Título: Algo novo nas exportações
Autor: CELSO MING
Fonte: O Estado de São Paulo, 26/04/2005, Economia, p. B2

Ao longo deste ano, o dólar caiu 4,3% em relação ao real e continua descendo a ladeira, cenário, em princípio, devastador para as exportações que adoram moeda nacional desvalorizada. E, no entanto, as exportações nunca foram tão bem.

Os resultados dos primeiros 22 dias de abril impressionam. Neste ano, estão 28,4% mais altas do que no mesmo período do ano passado e o saldo comercial (superávit) saltou 48,6%. As exportações de manufaturados - em tese, mais sensíveis a atrasos cambiais - estão crescendo 30,2%, no critério de média por dia útil.

Curiosamente, as importações, que deveriam ser encorajadas por um dólar mais barato em reais, avançam apenas 19,2%.

Os economistas estão à cata de explicações. Alguns sugerem que se trata de resultado enganoso, que apenas reflete o fechamento de contratos antigos que não serão renovados.

Outros dizem que bom número de manufaturados exportados incorpora conjuntos importados. Assim, parte do custo de produção estaria caindo com o recuo da cotação do dólar, ajudando a manter a competitividade do produto nacional. É o caso dos aviões da Embraer que levam cerca de 85% de componentes importados.

Outros lembram que as receitas dos exportadores não provêm só do câmbio, mas também dos juros generosos obtidos com a aplicação financeira do resultado da Antecipação de Contratos de Câmbio (ACC). Nesse sentido, juros altos também estariam favorecendo os exportadores.

Há ainda a afirmação de que os exportadores têm conseguido reajustar seus preços junto a seus clientes sob o argumento de que as matérias-primas estão mais caras em dólares.

São hipóteses que têm lá sua força, mas não explicam tudo. O economista Edward Amadeo, ex-ministro do Trabalho no governo Fernando Henrique Cardoso, hoje na Tendências Consultoria, observa que a quantidade exportada cresceu bem mais do que a quantidade importada e substancialmente mais do que a quantidade produzida no País. E conclui que está havendo mudança estrutural, cujo resultado é levar o fluxo de mercadorias a depender menos do câmbio interno.
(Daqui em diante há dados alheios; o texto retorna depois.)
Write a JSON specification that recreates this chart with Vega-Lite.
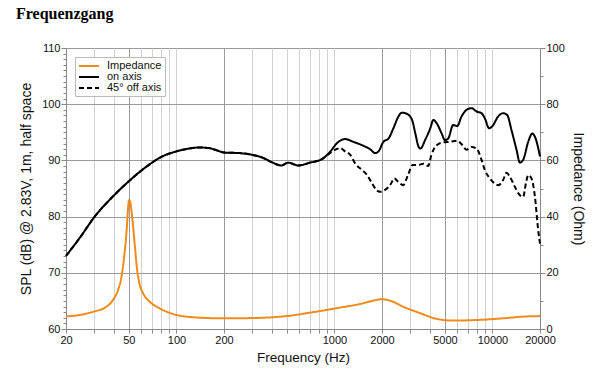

Há alguns anos, o produtor brasileiro preferia vender no mercado interno (onde supostamente conseguia melhores preços) e embarcava apenas o encalhe, o "excedente exportável". Hoje, no entanto, ele confia mais no mercado externo, pois o crescimento da economia mundial é maior do que o do Brasil e porque "a volatilidade da demanda externa é menor do que a da doméstica".

Em outras palavras, a globalização empurrou as grandes empresas brasileiras a serem prioritariamente supridoras do comércio mundial e apenas secundariamente do comércio doméstico. "As empresas estão no Brasil não apenas porque o mercado interno é grande, mas porque há vantagens locacionais - acesso a matérias-primas, custo e qualificação da mão-de-obra, vantagens fiscais, etc. Mesmo empresas que já estavam no País na década de 1980 reestruturam-se para globalizar suas compras de insumos e suas vendas."

Dois outros dados confirmam que exportação é negócio de empresa grande. Primeiro, a OMC verificou que cerca de dois terços do fluxo comercial do mundo são realizados entre uma fornecedora multinacional e um cliente multinacional; ou tem uma multinacional em uma das duas pontas. O outro dado é de que 89,5% das exportações brasileiras de 2003 foram realizadas por 21,3% das empresas, todas elas consideradas grandes empresas (dados da Secretaria de Comércio Exterior, do Ministério do Desenvolvimento).

Além disso, lembra Amadeo, não é só comércio. Conta, também, o fato de que o comércio amplia o acesso ao financiamento externo, a juros muito mais baixos do que os brasileiros.

Enfim, é mais um elemento que pode explicar por que as exportações continuam um sucesso mesmo com um dólar fraco diante do real.